- _Exercise aim_
Beginning with the first line, set down every line through the one containing "synth_bearing = [0.896, 1.085, 1.208]", exactly as it appears, but not the pictures.

+++ Dataset excerpt

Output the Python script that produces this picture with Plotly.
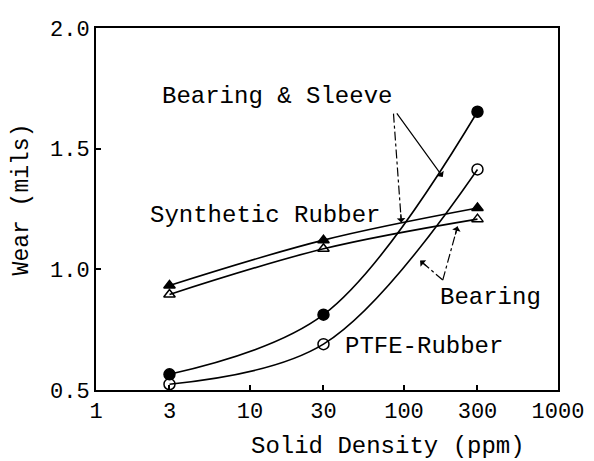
import plotly.graph_objects as go

# ---- data ----
density = [3, 30, 300]
ptfe_bearing_sleeve = [0.565, 0.812, 1.653]
ptfe_bearing = [0.524, 0.690, 1.414]
synth_bearing_sleeve = [0.933, 1.121, 1.254]
synth_bearing = [0.896, 1.085, 1.208]

x_tickvals = [1, 3, 10, 30, 100, 300, 1000]
x_ticktext = ["1", "3", "10", "30", "100", "300", "1000"]
y_tickvals = [0.5, 1.0, 1.5, 2.0]
y_ticktext = ["0.5", "1.0", "1.5", "2.0"]

FONT = "Courier New, Liberation Mono, monospace"
# page body has an 8px default margin, so the figure starts at (8, 8)
OFF = 8
W, H = 594 - OFF, 461 - OFF
# plot area in window pixels: x 96..565, y 18..390
PL, PR, PT, PB = 96, 565, 18, 390
ML, MR, MT, MB = PL - OFF, W - (PR - OFF), PT - OFF, H - (PB - OFF)
PW, PH = PR - PL, PB - PT


def px(xp):
    return (xp - PL) / PW


def py(yp):
    return (PB - yp) / PH


fig = go.Figure()

series = [
    (ptfe_bearing_sleeve, "circle", "PTFE-Rubber Bearing & Sleeve"),
    (ptfe_bearing, "circle-open", "PTFE-Rubber Bearing"),
    (synth_bearing_sleeve, "triangle-up", "Synthetic Rubber Bearing & Sleeve"),
    (synth_bearing, "triangle-up-open", "Synthetic Rubber Bearing"),
]
for ys, sym, name in series:
    fig.add_trace(go.Scatter(
        x=density, y=ys, name=name, mode="lines+markers",
        line=dict(color="black", width=1.6, shape="spline", smoothing=1.0),
        marker=dict(symbol=sym, size=11 if "circle" in sym else 10,
                    color="black", line=dict(color="black", width=1.5)),
        cliponaxis=False, showlegend=False,
    ))

# text labels (window pixel centres)
labels = [
    ("Bearing & Sleeve", 280, 88),
    ("Synthetic Rubber", 268, 211),
    ("Bearing", 496, 295),
    ("PTFE-Rubber", 429, 345),
]
for t, xx, yy in labels:
    fig.add_annotation(text=t, x=px(xx), y=py(yy), xref="paper", yref="paper",
                       showarrow=False, xanchor="center", yanchor="middle",
                       font=dict(family=FONT, size=24, color="black"))

# axis titles as annotations
fig.add_annotation(text="Solid Density (ppm)", x=px(392), y=py(448), xref="paper", yref="paper",
                   showarrow=False, xanchor="center", yanchor="middle",
                   font=dict(family=FONT, size=24, color="black"))
fig.add_annotation(text="Wear (mils)", x=px(21), y=py(194), xref="paper", yref="paper",
                   showarrow=False, xanchor="center", yanchor="middle", textangle=-90,
                   font=dict(family=FONT, size=23, color="black"))

# arrows: (tail_x, tail_y, tip_x, tip_y, dashed)
arrows = [
    (398, 106, 406, 218, True),
    (401, 106, 448, 171, False),
    (448, 277, 425, 257, True),
    (448, 277, 463, 222, True),
]
for tx, ty, hx, hy, dashed in arrows:
    if dashed:
        fig.add_shape(type="line", xref="paper", yref="paper",
                      x0=px(tx), y0=py(ty), x1=px(hx), y1=py(hy),
                      line=dict(color="black", width=1.2, dash="dashdot"))
        L = ((hx - tx) ** 2 + (hy - ty) ** 2) ** 0.5
        ax = (tx - hx) / L * 10
        ay = (ty - hy) / L * 10
    else:
        ax = tx - hx
        ay = ty - hy
    fig.add_annotation(text="", x=px(hx), y=py(hy), xref="paper", yref="paper",
                       ax=ax, ay=ay, showarrow=True, arrowhead=1, arrowsize=1.2,
                       arrowwidth=1.2, arrowcolor="black", standoff=0)

fig.update_xaxes(type="log", range=[0, 3], tickvals=x_tickvals, ticktext=x_ticktext,
                 ticks="inside", ticklen=5, tickcolor="black", tickwidth=1.5,
                 showline=True, linecolor="black", linewidth=1.8, mirror=True,
                 showgrid=False, zeroline=False,
                 tickfont=dict(family=FONT, size=22, color="black"))
fig.update_yaxes(range=[0.5, 2.0], tickvals=y_tickvals, ticktext=y_ticktext,
                 ticks="inside", ticklen=5, tickcolor="black", tickwidth=1.5,
                 showline=True, linecolor="black", linewidth=1.8, mirror=True,
                 showgrid=False, zeroline=False,
                 tickfont=dict(family=FONT, size=22, color="black"))

fig.update_layout(width=W, height=H, margin=dict(l=ML, r=MR, t=MT, b=MB),
                  paper_bgcolor="white", plot_bgcolor="white", showlegend=False)

fig.write_html("out.html")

++++++

- _Expected output_
Output the Python script that produces this picture with Plotly.
import plotly.graph_objects as go

# ---- data ----
density = [3, 30, 300]
ptfe_bearing_sleeve = [0.565, 0.812, 1.653]
ptfe_bearing = [0.524, 0.690, 1.414]
synth_bearing_sleeve = [0.933, 1.121, 1.254]
synth_bearing = [0.896, 1.085, 1.208]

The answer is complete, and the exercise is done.